10. The method according to claim 9, wherein the first group comprises at least four horizontal Hall elements located on a virtual circle having a centre, and

wherein the second group comprises at least two magnetic sensor elements arranged substantially at the centre of said virtual circle; and

wherein the angle calculator comprises a divider and an arctangent calculator; and

wherein step c) comprises: calculating the first input value by dividing the first digital signal by the second digital signal, and providing the first input value to the arctangent calculator for calculating the first angle value; and

wherein step d) comprises: calculating the second input value by dividing the third digital signal by the fourth digital signal, and providing the second input value to the arctangent calculator for calculating the second angle value; and

wherein step g) comprises: testing if the sum of the first angle value and said predefined angular offset is substantially equal to the second angle value, or

wherein step g) comprises: testing if the sum of the first angle and the second angle value is substantially equal to a first or a second predefined constant.

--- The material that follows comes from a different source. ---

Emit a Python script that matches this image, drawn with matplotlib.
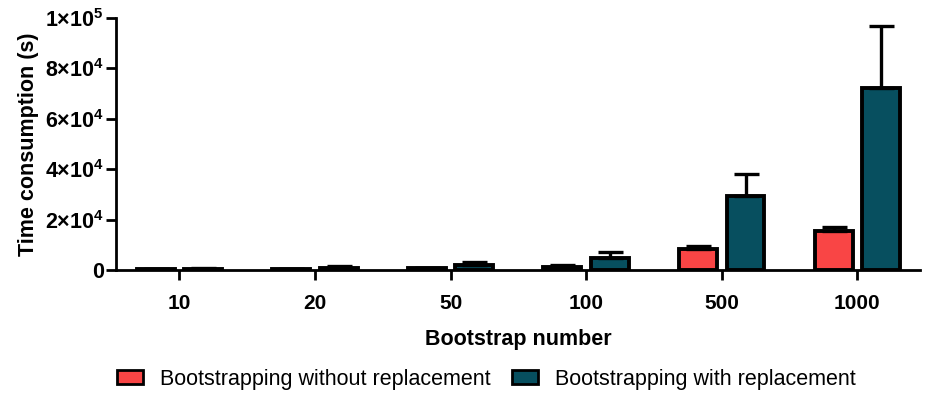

11. The method according to claim 10, wherein step g) comprises: testing if the sum of the first angle and the second angle value minus the predefined angular offset is substantially equal to +90° or substantially equal to −90°.

12. The method according to claim 9, further comprising one or more of the following features:

i) wherein the second group of sensor elements comprises two vertical Hall elements oriented with their axis of maximum sensitivity in orthogonal directions;

ii) wherein the first group of sensor elements comprises four horizontal Hall elements arranged near an edge of an integrated magnetic concentrator (IMC), angularly spaced apart by multiples of 90°;

iii) wherein the first group of sensor elements comprises four horizontal Hall elements arranged on the virtual circle, and spaced apart by multiples of 90°;

iv) wherein the predefined angular offset is equal to 0° or is equal to 90° or is equal to 45°.

13. A magnetic sensor device comprising:

a single angle calculator;

at least two magnetic sensor elements or at least two groups of magnetic sensor elements;

a processing circuit configured for performing a method according to claim 1.

14. A magnetic position sensor system comprising:

a magnetic sensor device according to claim 13;

a permanent magnet movably mounted relative to the sensor device.